- Genre: Road trip
- Directed by: Joseph Cunningham
- Presented by: Bobby Seagull, Eric Monkman
- Country of origin: United Kingdom
- No. of seasons: 1
- No. of episodes: 3

Production
- Executive producers: Simon Dickson, Lorraine Charker-Phillips
- Producer: Joseph Cunningham
- Production company: Label1 Television Ltd

Original release
- Network: BBC 2
- Release: 18 May – 1 June 2020

Related
- Monkman & Seagull's Genius Guide to Britain;

= Monkman & Seagull's Genius Adventures =

Television series

Monkman & Seagull's Genius Adventures is a BBC documentary series presented by Eric Monkman and Bobby Seagull, a duo who met as rivals on the quiz programme University Challenge and became friends, coauthors and TV and radio show cohosts. The show is a follow on from their 2018 series Monkman & Seagull's Genius Guide to Britain, it is a road trip around the United Kingdom, time-travelling through a key 150 years from the Industrial Revolution to the Victorian era. The show aired in 2020 with a voiceover supplied by Simon Callow.

==Episodes==

| No. | Title | Directed by | Original release date | UK viewers (millions) |
| 1 | "Episode 1" | Samuel Palmer | 18 May 2020 | N/A |
The first episode covers the early Industrial Revolution and the Age of Enlightenment. 1759 - John Harrison's marine chronometer.; 1768 - The first edition of the Encyclopædia Britannica; 1769 - Richard Arkwright's water frame for spinning cotton.; 1769 - James Watt inventing a steam engine with a separate condenser.; 1774 - Schiehallion experiment experiment to weigh the planet; 1774 - Joseph Priestley’s breakthrough experiments on gases.; 1784 - The 18th century’s hot air ballooning pioneers.; 1801 - Puffing Devil the world’s first steam railway locomotive. Designed by Richard Trevithick.;
| 2 | "Episode 2" | Samuel Palmer | 25 May 2020 | N/A |
The first half of the 19th century, Britain’s industrial infrastructure. 1815 - The Davy lamp; 1821 - Michael Faraday's research on electricity.; 1824 - The invention of Portland cement.; 1829 - Stephenson's Rocket locomotive winning the Rainhill Trials.; The History of the bicycle; 1846 - Charles Babbage’s Difference Engine No 2; 1843 - SS Great Britain;
| 3 | "Episode 3" | Samuel Palmer | 1 June 2020 | N/A |
The height of the Victorian Era. 1854 - Crystal Palace Dinosaurs. The first public park dedicated to science.; 1855 - The Victorian fern-hunting craze.; 1858 - Crossness Pumping Station, part of the London sewerage system.; 1859 - Charles Darwin wrote On The Origin Of Species.; 1870 - Undersea telegraph line, which connected Britain to India.; 1881 - The Savoy Theatre the first public building in the world to be lit entirely by electricity.; 1897 - The discovery of the electron.;

==Reception==

Sean O'Grady in The Independent praised the fun nature of the first episode, enjoyed the technical explanations and found Monkman & Seagull's joy at discovery and enthusiasm for enlightenment "extremely infectious".

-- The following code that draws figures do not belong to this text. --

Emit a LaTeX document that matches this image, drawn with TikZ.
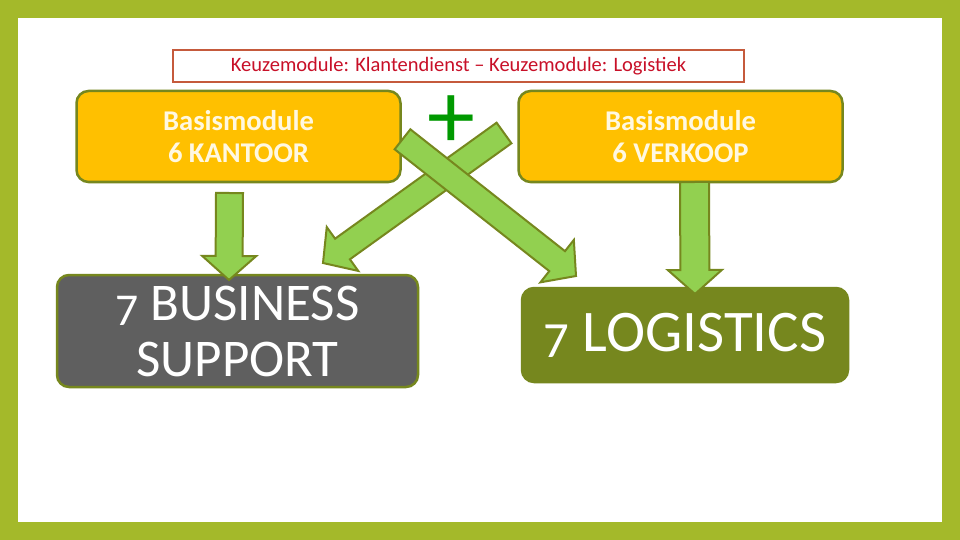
\documentclass[tikz,border=0pt]{standalone}
\usepackage{fontspec}
\setmainfont{Carlito}
\usetikzlibrary{calc}

\definecolor{framegreen}{RGB}{164,185,42}
\definecolor{modyellow}{RGB}{255,192,0}
\definecolor{oliveline}{RGB}{118,135,30}
\definecolor{arrowgreen}{RGB}{146,208,80}
\definecolor{supportgray}{RGB}{95,95,95}
\definecolor{titlered}{RGB}{200,16,40}
\definecolor{titleframe}{RGB}{197,90,60}
\definecolor{plusgreen}{RGB}{0,153,0}
\definecolor{cream}{RGB}{255,248,225}

\newcommand{\lowseven}{\raisebox{-0.1em}{\scalebox{0.86}{7}}}

\tikzset{
  bigarrow/.style={draw=oliveline, fill=arrowgreen, line width=2pt, line join=miter},
  basis/.style={rectangle, rounded corners=12pt, draw=oliveline, line width=2.5pt,
    fill=modyellow, text=cream, minimum width=324pt, minimum height=91pt,
    inner sep=0pt, align=center, font=\fontsize{28.6}{32}\selectfont\bfseries},
  module/.style={rectangle, rounded corners=12pt, draw=oliveline, line width=2.5pt,
    text=white, inner sep=0pt, align=center}
}

\newcommand{\blockarrow}[3]{%
  \draw[bigarrow] let \p1=($(#2)-(#1)$), \n1={atan2(\y1,\x1)}, \n2={veclen(\x1,\y1)} in
    ($(#1)+(\n1+90:#3)$) -- ($(#1)+(\n1:\n2-24pt)+(\n1+90:#3)$)
    -- ($(#1)+(\n1:\n2-24pt)+(\n1+90:27pt)$) -- (#2)
    -- ($(#1)+(\n1:\n2-24pt)+(\n1-90:27pt)$)
    -- ($(#1)+(\n1:\n2-24pt)+(\n1-90:#3)$)
    -- ($(#1)+(\n1-90:#3)$) -- cycle;}

\begin{document}
\begin{tikzpicture}[x=1pt,y=-1pt]

  \useasboundingbox (0,0) rectangle (960,540);
  \fill[framegreen] (0,0) rectangle (960,540);
  \fill[white] (18,18) rectangle (942,522);

  \node (keuze) [draw=titleframe, line width=2pt, text=titlered, minimum width=571pt,
    minimum height=32pt, inner sep=0pt, font=\fontsize{20.5}{22}\selectfont]
    at (458.5,66) {Keuzemodule: Klantendienst -- Keuzemodule: Logistiek};

  \begin{scope}[every node/.style={basis}]
    \node (kantoor) at (238.5,136.5) {Basismodule\\6 KANTOOR};
    \node (verkoop) at (680.5,136.5) {Basismodule\\6 VERKOOP};
  \end{scope}

  \begin{scope}[every node/.style={module}]
    \node (support) [fill=supportgray, minimum width=361pt, minimum height=112pt,
      font=\fontsize{53}{56}\selectfont] at (237.5,331) {\lowseven{} BUSINESS\\SUPPORT};
    \node (logistics) [fill=oliveline, minimum width=326pt, minimum height=94pt,
      font=\fontsize{59}{62}\selectfont] at (685,335) {\lowseven{} LOGISTICS};
  \end{scope}

  \coordinate (kantoor-out) at (229.5,193);
  \coordinate (support-in) at (229,280);
  \coordinate (verkoop-out) at (694.5,182);
  \coordinate (logistics-in) at (695,294);
  \coordinate (cross-a) at (504,133);
  \coordinate (support-side) at (323,263);
  \coordinate (cross-b) at (402.5,139.3);
  \coordinate (logistics-side) at (576,276);

  \blockarrow{kantoor-out}{support-in}{13.5pt}
  \blockarrow{verkoop-out}{logistics-in}{14.5pt}
  \blockarrow{cross-a}{support-side}{12.7pt}
  \blockarrow{cross-b}{logistics-side}{12.7pt}

  \node (plus) [text=plusgreen, inner sep=0pt, font=\fontsize{96}{96}\selectfont]
    at (451,122) {+};

\end{tikzpicture}
\end{document}
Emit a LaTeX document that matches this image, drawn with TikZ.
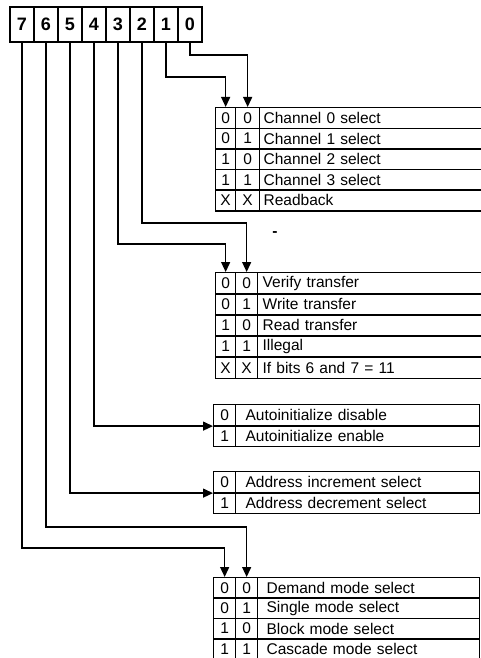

Joel Golby in The Guardian suggested that a flaw in the show is that the segments where Monkman & Seagull are learning about something don't come across well, because the viewer knows that they are intelligent and already know the information. He suggested that the show needs "someone happy to play the fool", to ask questions and let Monkman & Seagull do the explaining instead. Golby praised the duos' chemistry, specifically singling out the segments filmed in the car saying "These are so comfortable, and so different from the rest of the show, that you suspect the production team neglected to tell the pair that the cameras were rolling, and instead captured raw magic and asked for permission to broadcast it afterwards."